July 24, 2023

Milan-based United Ventures announces first close of new €150m fund

It’s the Italian venture capital firm’s fourth fund, and will focus on early stage investments

Amy O'Brien

2 min read

Milan-based VC firm United Ventures has announced the first close of a new fund at €65m, with a target size of €150m.

Over the next five years, United Ventures plans to back 15 to 18 early-stage European tech companies across a number of sectors. United Ventures will invest in companies across Europe, but with a particular focus on the Italian ecosystem.

It will write initial cheques ranging from €1m-8m, backing companies making tech solutions for “as-of-yet undigitised sectors”. United Ventures gives examples of its Italian portfolio companies xFarm Technologies, focused on digitising agriculture, and InSilicoTrials, specialising in simulation for new drug development, as companies that fit this thesis.


A number of Italian and institutional investors backed the fund, including CDP Venture Capital, Banca Popolare di Milano, UniCredit, Sella and Fondazione Carilucca.

The new fund, named United Ventures III, is the firm’s fourth venture fund. It already manages two early-stage funds and one growth fund; if the new fund closes on target, the firm will manage €500m in total.

The firm plans to split the fund 50/50 between initial and follow-on investments.

United Ventures was founded 10 years ago and has backed a total of 35 startups, including Italian wealthtech Moneyfarm, Italian online grocery platform Everli and Italian crypto exchange Young Platform. Approximately 70% of United’s current portfolio companies are Italian, which it believes is an overlooked market.

Last year saw two of its portfolio companies from the country, esports platform FACEIT and music data platform Musixmatch, exit — and the firm says it made over a 10x return on both.
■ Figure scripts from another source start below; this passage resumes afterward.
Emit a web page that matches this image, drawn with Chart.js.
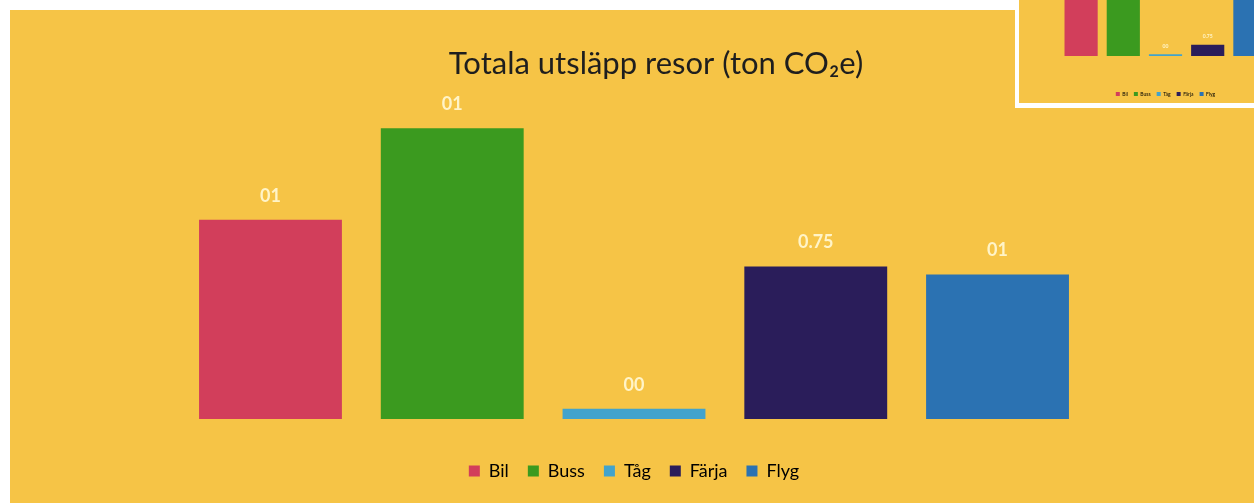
<!DOCTYPE html>
<html lang="sv">
  <head>
    <meta charset="UTF-8" />
    <title>Totala utsläpp resor</title>
    <style>
      body {
        margin: 0;
        padding: 0;
        width: 1254px;
        height: 503px;
        overflow: hidden;
        background-color: #fff;
        position: relative;
        font-family: Lato, "Noto Sans", sans-serif;
      }

      .slide {
        position: absolute;
        left: 10px;
        top: 10px;
        width: 1244px;
        height: 493px;
        background-color: #f6c446;
      }

      .inset {
        position: absolute;
        left: 1015px;
        top: 0;
        width: 239px;
        height: 108px;
        box-sizing: border-box;
        border-left: 4px solid #fff;
        border-bottom: 5px solid #fff;
        background-color: #f6c446;
        overflow: hidden;
      }

      .inset-chart {
        position: absolute;
        left: 0;
        top: 0;
        width: 300px;
        height: 110px;
      }
    </style>
  </head>
  <body>
    <div class="slide">
      <canvas id="emissionChart"></canvas>
    </div>
    <div class="inset">
      <div class="inset-chart">
        <canvas id="insetChart"></canvas>
      </div>
    </div>

    <script src="https://cdn.jsdelivr.net/npm/chart.js"></script>
    <script>
      const categories = ["Bil", "Buss", "Tåg", "Färja", "Flyg"];
      const emissions = [0.98, 1.43, 0.05, 0.75, 0.71];
      const emissionLabels = ["01", "01", "00", "0.75", "01"];

      // the small chart in the corner, its top is cut off
      const insetEmissions = [1.6, 1.8, 0.04, 0.24, 1.5];
      const insetLabels = ["", "", "00", "0.75", ""];

      const barColors = ["#d23e5b", "#3b9a1f", "#42a3cc", "#2a1d5a", "#2b72b2"];

      const valueLabels = {
        id: "valueLabels",
        afterDatasetsDraw(chart, args, opts) {
          const ctx = chart.ctx;
          const meta = chart.getDatasetMeta(0);
          const values = chart.data.datasets[0].data;
          ctx.save();
          ctx.font = opts.font;
          ctx.fillStyle = opts.color;
          ctx.textAlign = "center";
          ctx.textBaseline = "middle";
          meta.data.forEach((bar, i) => {
            if (values[i] > chart.scales.y.max) return;
            ctx.fillText(opts.texts[i], bar.x, bar.y - opts.offset);
          });
          ctx.restore();
        },
      };

      // the title sits a bit right of the plot centre in the original
      const titleShift = {
        id: "titleShift",
        afterLayout(chart, args, opts) {
          if (chart.titleBlock) {
            chart.titleBlock.left += opts.shift;
            chart.titleBlock.right += opts.shift;
          }
        },
      };

      function legendItems(chart) {
        return chart.data.labels.map((label, i) => ({
          text: label,
          fillStyle: barColors[i],
          strokeStyle: barColors[i],
          lineWidth: 0,
          hidden: false,
          index: i,
        }));
      }

      document.addEventListener("DOMContentLoaded", function () {
        Chart.defaults.font.family = 'Lato, "Noto Sans", sans-serif';

        new Chart(document.getElementById("emissionChart"), {
          type: "bar",
          data: {
            labels: categories,
            datasets: [
              {
                data: emissions,
                backgroundColor: barColors,
                categoryPercentage: 1,
                barPercentage: 0.786,
              },
            ],
          },
          plugins: [valueLabels, titleShift],
          options: {
            responsive: true,
            maintainAspectRatio: false,
            animation: false,
            layout: {
              padding: { left: 169.6, right: 165.6, top: 0, bottom: 13 },
            },
            scales: {
              x: {
                ticks: { display: false },
                grid: { display: false },
                border: { display: false },
                afterFit: (axis) => {
                  axis.height = 24;
                },
              },
              y: {
                display: false,
                min: 0,
                max: 1.6,
              },
            },
            plugins: {
              title: {
                display: true,
                text: "Totala utsläpp resor (ton CO₂e)",
                color: "#1e1e1e",
                font: { size: 31, weight: "normal" },
                padding: { top: 35.4, bottom: 11 },
              },
              titleShift: { shift: 22 },
              legend: {
                position: "bottom",
                labels: {
                  generateLabels: legendItems,
                  color: "#655730",
                  boxWidth: 11,
                  boxHeight: 11,
                  padding: 19,
                  font: { size: 18 },
                },
              },
              tooltip: { enabled: false },
              valueLabels: {
                texts: emissionLabels,
                color: "#fff4c8",
                font: 'bold 18px Lato, "Noto Sans", sans-serif',
                offset: 24,
              },
            },
          },
        });

        new Chart(document.getElementById("insetChart"), {
          type: "bar",
          data: {
            labels: categories,
            datasets: [
              {
                data: insetEmissions,
                backgroundColor: barColors,
                categoryPercentage: 1,
                barPercentage: 0.786,
              },
            ],
          },
          plugins: [valueLabels],
          options: {
            responsive: true,
            maintainAspectRatio: false,
            animation: false,
            layout: {
              padding: { left: 41, right: 48, top: 0, bottom: 3.5 },
            },
            scales: {
              x: {
                ticks: { display: false },
                grid: { display: false },
                border: { display: false },
                afterFit: (axis) => {
                  axis.height = 29.5;
                },
              },
              y: {
                display: false,
                min: 0,
                max: 1.2,
              },
            },
            plugins: {
              legend: {
                position: "bottom",
                labels: {
                  generateLabels: legendItems,
                  color: "#8a6a2a",
                  boxWidth: 4,
                  boxHeight: 4,
                  padding: 6,
                  font: { size: 5 },
                },
              },
              tooltip: { enabled: false },
              valueLabels: {
                texts: insetLabels,
                color: "#fff4c8",
                font: 'bold 5px Lato, "Noto Sans", sans-serif',
                offset: 8,
              },
            },
          },
        });
      });
    </script>
  </body>
</html>
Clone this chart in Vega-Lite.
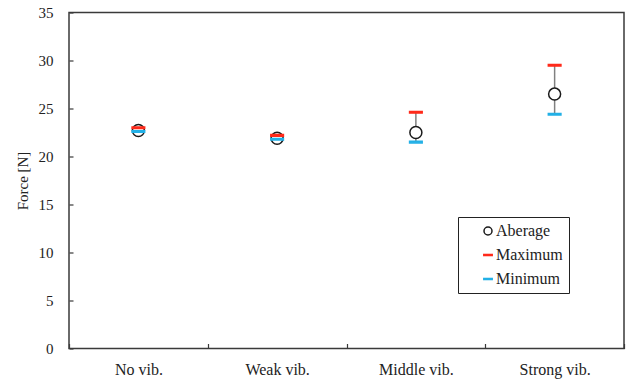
{
  "$schema": "https://vega.github.io/schema/vega-lite/v6.json",
  "width": 555,
  "height": 336,
  "autosize": {"type": "none"},
  "padding": {"left": 69, "top": 12.5, "right": 8, "bottom": 33.5},
  "background": "white",
  "config": {
    "view": {"stroke": "#3a3a3a", "strokeWidth": 1.5},
    "font": "Liberation Serif",
    "axis": {
      "grid": false,
      "domain": false,
      "labelFont": "Liberation Serif",
      "labelColor": "#222",
      "tickColor": "#3a3a3a",
      "tickWidth": 1.2,
      "titleFont": "Liberation Serif",
      "titleFontWeight": "normal",
      "titleFontSize": 15,
      "titleColor": "#222"
    },
    "legend": {
      "labelFont": "Liberation Serif",
      "labelFontSize": 16,
      "labelColor": "#222"
    }
  },
  "data": {
    "values": [
      {"condition": "No vib.", "Aberage": 22.7, "Maximum": 23.0, "Minimum": 22.6},
      {"condition": "Weak vib.", "Aberage": 21.9, "Maximum": 22.2, "Minimum": 21.8},
      {"condition": "Middle vib.", "Aberage": 22.5, "Maximum": 24.6, "Minimum": 21.5},
      {"condition": "Strong vib.", "Aberage": 26.5, "Maximum": 29.5, "Minimum": 24.4}
    ]
  },
  "encoding": {
    "x": {
      "field": "condition",
      "type": "nominal",
      "sort": null,
      "scale": {"paddingInner": 0, "paddingOuter": 0},
      "axis": {
        "title": null,
        "labelAngle": 0,
        "labelFontSize": 16,
        "tickBand": "extent",
        "tickSize": -5,
        "labelPadding": 18
      }
    }
  },
  "layer": [
    {
      "mark": {"type": "rule", "color": "#808080", "strokeWidth": 1.5},
      "encoding": {
        "y": {
          "field": "Minimum",
          "type": "quantitative",
          "scale": {"domain": [0, 35]},
          "axis": {
            "title": "Force [N]",
            "values": [0, 5, 10, 15, 20, 25, 30, 35],
            "labelFontSize": 15,
            "tickSize": -4,
            "labelPadding": 20,
            "titlePadding": 8
          }
        },
        "y2": {"field": "Maximum"}
      }
    },
    {
      "transform": [
        {"fold": ["Aberage", "Maximum", "Minimum"], "as": ["series", "force"]}
      ],
      "mark": {"type": "point", "filled": false, "size": 144, "strokeWidth": 1.5, "opacity": 1},
      "encoding": {
        "y": {"field": "force", "type": "quantitative"},
        "shape": {
          "field": "series",
          "type": "nominal",
          "scale": {
            "domain": ["Aberage", "Maximum", "Minimum"],
            "range": ["circle", "M-1.05,-0.13H1.05V0.13H-1.05Z", "M-1.05,-0.13H1.05V0.13H-1.05Z"]
          },
          "legend": {
            "title": null,
            "orient": "none",
            "legendX": 389,
            "legendY": 204.5,
            "padding": 6,
            "rowPadding": 8,
            "symbolOffset": 16,
            "labelOffset": 0,
            "symbolSize": 64,
            "symbolStrokeWidth": 1.5,
            "strokeColor": "#222",
            "fillColor": "white",
            "labelLimit": 200
          }
        },
        "fill": {
          "field": "series",
          "type": "nominal",
          "scale": {
            "domain": ["Aberage", "Maximum", "Minimum"],
            "range": ["#ffffff", "#ff2a1a", "#22b0e6"]
          }
        },
        "stroke": {
          "field": "series",
          "type": "nominal",
          "scale": {
            "domain": ["Aberage", "Maximum", "Minimum"],
            "range": ["#1a1a1a", "#ff2a1a", "#22b0e6"]
          }
        }
      }
    }
  ]
}
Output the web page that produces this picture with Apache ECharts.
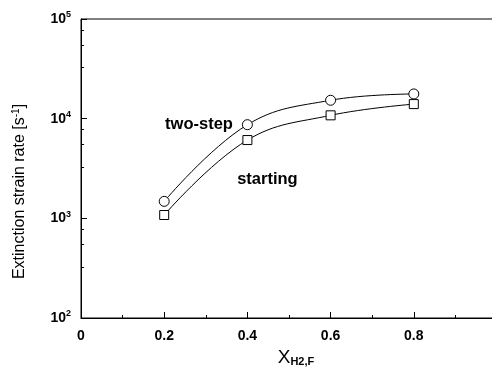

Alongside the announcement of the new fund, United Ventures has also promoted Sara Lovato and Giulia Giovannini to investment partners, managing the new fund.

The firm has also appointed Jacopo Drudi as an operating partner to support portfolio companies’ growth, and AI expert Mariarosaria Taddeo as the firm’s second independent member of its board of directors.

The news comes as more and more international investors say they’re eyeing up early-stage companies in Italy, in particular in the deeptech and fintech sectors. Italy’s startups raised a record-breaking amount of funding in 2022 — €1.7bn — and two became unicorns: Scalapay and Satispay. Funding has since slowed, but local investors say there’s a number of promising startups still emerging in the country.